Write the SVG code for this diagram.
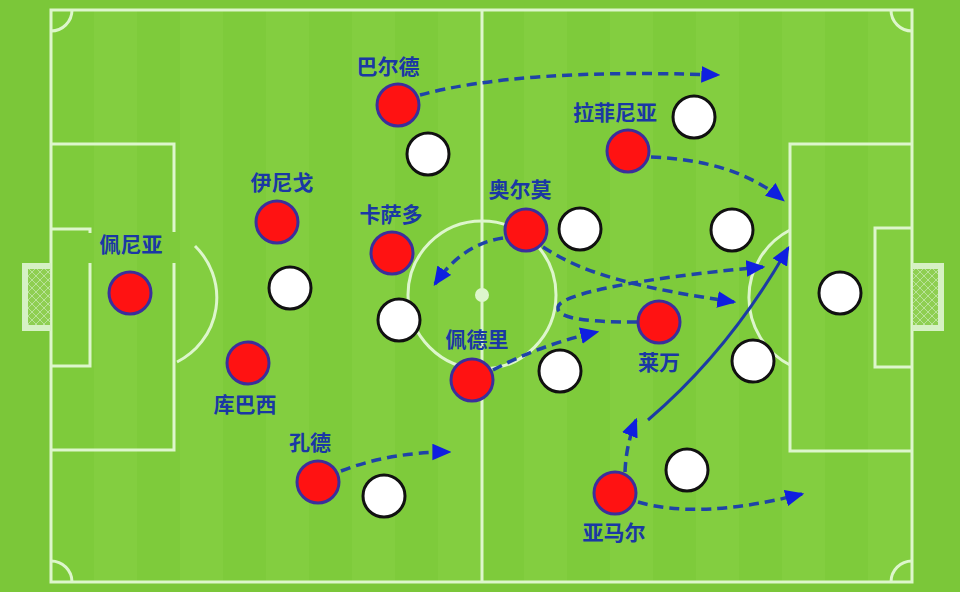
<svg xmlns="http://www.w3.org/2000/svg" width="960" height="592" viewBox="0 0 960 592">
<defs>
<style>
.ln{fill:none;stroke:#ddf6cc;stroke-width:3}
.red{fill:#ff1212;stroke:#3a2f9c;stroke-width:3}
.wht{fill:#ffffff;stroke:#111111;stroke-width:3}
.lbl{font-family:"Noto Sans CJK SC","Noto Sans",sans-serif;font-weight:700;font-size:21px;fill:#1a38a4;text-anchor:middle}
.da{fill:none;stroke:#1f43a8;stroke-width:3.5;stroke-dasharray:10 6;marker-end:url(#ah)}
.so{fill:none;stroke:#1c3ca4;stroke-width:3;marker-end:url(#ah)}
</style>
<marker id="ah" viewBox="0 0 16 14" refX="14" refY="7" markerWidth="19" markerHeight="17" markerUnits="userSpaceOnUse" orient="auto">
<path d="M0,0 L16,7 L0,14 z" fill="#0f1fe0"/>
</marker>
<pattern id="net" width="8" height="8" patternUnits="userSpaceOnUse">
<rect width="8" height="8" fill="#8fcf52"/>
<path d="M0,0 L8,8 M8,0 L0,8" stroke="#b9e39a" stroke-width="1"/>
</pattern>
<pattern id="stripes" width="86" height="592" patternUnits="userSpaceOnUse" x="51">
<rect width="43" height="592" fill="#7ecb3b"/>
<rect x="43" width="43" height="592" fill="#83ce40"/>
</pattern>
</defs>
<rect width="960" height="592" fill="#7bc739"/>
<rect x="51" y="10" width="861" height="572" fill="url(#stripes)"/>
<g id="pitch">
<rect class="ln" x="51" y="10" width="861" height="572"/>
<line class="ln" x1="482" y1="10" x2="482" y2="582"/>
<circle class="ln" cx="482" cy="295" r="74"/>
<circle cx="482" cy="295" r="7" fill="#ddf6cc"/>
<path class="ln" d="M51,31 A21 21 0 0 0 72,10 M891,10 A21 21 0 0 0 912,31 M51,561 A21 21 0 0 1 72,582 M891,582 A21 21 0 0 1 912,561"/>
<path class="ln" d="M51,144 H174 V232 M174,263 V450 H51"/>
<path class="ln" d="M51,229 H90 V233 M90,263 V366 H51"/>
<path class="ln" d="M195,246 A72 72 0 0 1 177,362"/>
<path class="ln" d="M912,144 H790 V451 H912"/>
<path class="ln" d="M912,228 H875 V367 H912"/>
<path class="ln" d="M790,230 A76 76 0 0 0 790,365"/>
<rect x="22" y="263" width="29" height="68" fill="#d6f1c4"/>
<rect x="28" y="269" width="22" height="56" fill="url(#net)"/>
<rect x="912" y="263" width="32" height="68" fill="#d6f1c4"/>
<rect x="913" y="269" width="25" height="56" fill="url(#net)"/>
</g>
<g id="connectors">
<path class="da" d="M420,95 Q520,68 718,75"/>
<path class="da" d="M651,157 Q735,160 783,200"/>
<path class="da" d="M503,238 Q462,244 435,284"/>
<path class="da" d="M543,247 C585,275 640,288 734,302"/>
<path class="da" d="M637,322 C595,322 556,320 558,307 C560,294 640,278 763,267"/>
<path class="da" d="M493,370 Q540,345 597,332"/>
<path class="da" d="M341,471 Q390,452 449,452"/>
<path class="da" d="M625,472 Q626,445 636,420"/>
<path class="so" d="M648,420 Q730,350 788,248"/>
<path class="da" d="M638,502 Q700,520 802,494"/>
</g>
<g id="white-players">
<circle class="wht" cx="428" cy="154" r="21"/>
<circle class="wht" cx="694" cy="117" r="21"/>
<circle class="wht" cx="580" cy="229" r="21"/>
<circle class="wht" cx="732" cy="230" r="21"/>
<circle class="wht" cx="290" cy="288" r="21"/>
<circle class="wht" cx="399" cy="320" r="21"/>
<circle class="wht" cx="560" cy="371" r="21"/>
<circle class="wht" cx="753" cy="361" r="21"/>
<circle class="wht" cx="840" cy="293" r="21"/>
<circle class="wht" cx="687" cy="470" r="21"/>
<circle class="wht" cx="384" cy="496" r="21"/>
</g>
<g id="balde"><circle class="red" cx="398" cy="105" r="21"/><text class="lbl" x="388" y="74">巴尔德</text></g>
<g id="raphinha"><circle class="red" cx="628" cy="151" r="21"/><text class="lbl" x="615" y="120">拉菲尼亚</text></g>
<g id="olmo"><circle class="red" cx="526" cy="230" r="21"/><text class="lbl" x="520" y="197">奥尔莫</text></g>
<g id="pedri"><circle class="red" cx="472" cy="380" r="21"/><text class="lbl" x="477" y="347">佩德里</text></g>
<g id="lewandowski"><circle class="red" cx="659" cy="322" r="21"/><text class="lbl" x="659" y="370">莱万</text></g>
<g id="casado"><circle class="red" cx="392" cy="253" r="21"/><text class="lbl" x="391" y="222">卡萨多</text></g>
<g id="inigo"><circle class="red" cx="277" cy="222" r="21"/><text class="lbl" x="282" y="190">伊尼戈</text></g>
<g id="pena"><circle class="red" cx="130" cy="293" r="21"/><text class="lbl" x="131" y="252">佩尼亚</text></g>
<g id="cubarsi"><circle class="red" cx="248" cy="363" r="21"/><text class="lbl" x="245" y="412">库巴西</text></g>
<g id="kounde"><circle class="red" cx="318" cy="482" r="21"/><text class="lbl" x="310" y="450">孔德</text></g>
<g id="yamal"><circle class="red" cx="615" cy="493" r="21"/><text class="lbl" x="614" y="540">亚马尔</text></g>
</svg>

- TASK STATEMENT -
Make an exact copy of the data, leaving its pictures out.

- SOLUTION -
Write the SVG code for this diagram.
<svg xmlns="http://www.w3.org/2000/svg" width="960" height="592" viewBox="0 0 960 592">
<defs>
<style>
.ln{fill:none;stroke:#ddf6cc;stroke-width:3}
.red{fill:#ff1212;stroke:#3a2f9c;stroke-width:3}
.wht{fill:#ffffff;stroke:#111111;stroke-width:3}
.lbl{font-family:"Noto Sans CJK SC","Noto Sans",sans-serif;font-weight:700;font-size:21px;fill:#1a38a4;text-anchor:middle}
.da{fill:none;stroke:#1f43a8;stroke-width:3.5;stroke-dasharray:10 6;marker-end:url(#ah)}
.so{fill:none;stroke:#1c3ca4;stroke-width:3;marker-end:url(#ah)}
</style>
<marker id="ah" viewBox="0 0 16 14" refX="14" refY="7" markerWidth="19" markerHeight="17" markerUnits="userSpaceOnUse" orient="auto">
<path d="M0,0 L16,7 L0,14 z" fill="#0f1fe0"/>
</marker>
<pattern id="net" width="8" height="8" patternUnits="userSpaceOnUse">
<rect width="8" height="8" fill="#8fcf52"/>
<path d="M0,0 L8,8 M8,0 L0,8" stroke="#b9e39a" stroke-width="1"/>
</pattern>
<pattern id="stripes" width="86" height="592" patternUnits="userSpaceOnUse" x="51">
<rect width="43" height="592" fill="#7ecb3b"/>
<rect x="43" width="43" height="592" fill="#83ce40"/>
</pattern>
</defs>
<rect width="960" height="592" fill="#7bc739"/>
<rect x="51" y="10" width="861" height="572" fill="url(#stripes)"/>
<g id="pitch">
<rect class="ln" x="51" y="10" width="861" height="572"/>
<line class="ln" x1="482" y1="10" x2="482" y2="582"/>
<circle class="ln" cx="482" cy="295" r="74"/>
<circle cx="482" cy="295" r="7" fill="#ddf6cc"/>
<path class="ln" d="M51,31 A21 21 0 0 0 72,10 M891,10 A21 21 0 0 0 912,31 M51,561 A21 21 0 0 1 72,582 M891,582 A21 21 0 0 1 912,561"/>
<path class="ln" d="M51,144 H174 V232 M174,263 V450 H51"/>
<path class="ln" d="M51,229 H90 V233 M90,263 V366 H51"/>
<path class="ln" d="M195,246 A72 72 0 0 1 177,362"/>
<path class="ln" d="M912,144 H790 V451 H912"/>
<path class="ln" d="M912,228 H875 V367 H912"/>
<path class="ln" d="M790,230 A76 76 0 0 0 790,365"/>
<rect x="22" y="263" width="29" height="68" fill="#d6f1c4"/>
<rect x="28" y="269" width="22" height="56" fill="url(#net)"/>
<rect x="912" y="263" width="32" height="68" fill="#d6f1c4"/>
<rect x="913" y="269" width="25" height="56" fill="url(#net)"/>
</g>
<g id="connectors">
<path class="da" d="M420,95 Q520,68 718,75"/>
<path class="da" d="M651,157 Q735,160 783,200"/>
<path class="da" d="M503,238 Q462,244 435,284"/>
<path class="da" d="M543,247 C585,275 640,288 734,302"/>
<path class="da" d="M637,322 C595,322 556,320 558,307 C560,294 640,278 763,267"/>
<path class="da" d="M493,370 Q540,345 597,332"/>
<path class="da" d="M341,471 Q390,452 449,452"/>
<path class="da" d="M625,472 Q626,445 636,420"/>
<path class="so" d="M648,420 Q730,350 788,248"/>
<path class="da" d="M638,502 Q700,520 802,494"/>
</g>
<g id="white-players">
<circle class="wht" cx="428" cy="154" r="21"/>
<circle class="wht" cx="694" cy="117" r="21"/>
<circle class="wht" cx="580" cy="229" r="21"/>
<circle class="wht" cx="732" cy="230" r="21"/>
<circle class="wht" cx="290" cy="288" r="21"/>
<circle class="wht" cx="399" cy="320" r="21"/>
<circle class="wht" cx="560" cy="371" r="21"/>
<circle class="wht" cx="753" cy="361" r="21"/>
<circle class="wht" cx="840" cy="293" r="21"/>
<circle class="wht" cx="687" cy="470" r="21"/>
<circle class="wht" cx="384" cy="496" r="21"/>
</g>
<g id="balde"><circle class="red" cx="398" cy="105" r="21"/><text class="lbl" x="388" y="74">巴尔德</text></g>
<g id="raphinha"><circle class="red" cx="628" cy="151" r="21"/><text class="lbl" x="615" y="120">拉菲尼亚</text></g>
<g id="olmo"><circle class="red" cx="526" cy="230" r="21"/><text class="lbl" x="520" y="197">奥尔莫</text></g>
<g id="pedri"><circle class="red" cx="472" cy="380" r="21"/><text class="lbl" x="477" y="347">佩德里</text></g>
<g id="lewandowski"><circle class="red" cx="659" cy="322" r="21"/><text class="lbl" x="659" y="370">莱万</text></g>
<g id="casado"><circle class="red" cx="392" cy="253" r="21"/><text class="lbl" x="391" y="222">卡萨多</text></g>
<g id="inigo"><circle class="red" cx="277" cy="222" r="21"/><text class="lbl" x="282" y="190">伊尼戈</text></g>
<g id="pena"><circle class="red" cx="130" cy="293" r="21"/><text class="lbl" x="131" y="252">佩尼亚</text></g>
<g id="cubarsi"><circle class="red" cx="248" cy="363" r="21"/><text class="lbl" x="245" y="412">库巴西</text></g>
<g id="kounde"><circle class="red" cx="318" cy="482" r="21"/><text class="lbl" x="310" y="450">孔德</text></g>
<g id="yamal"><circle class="red" cx="615" cy="493" r="21"/><text class="lbl" x="614" y="540">亚马尔</text></g>
</svg>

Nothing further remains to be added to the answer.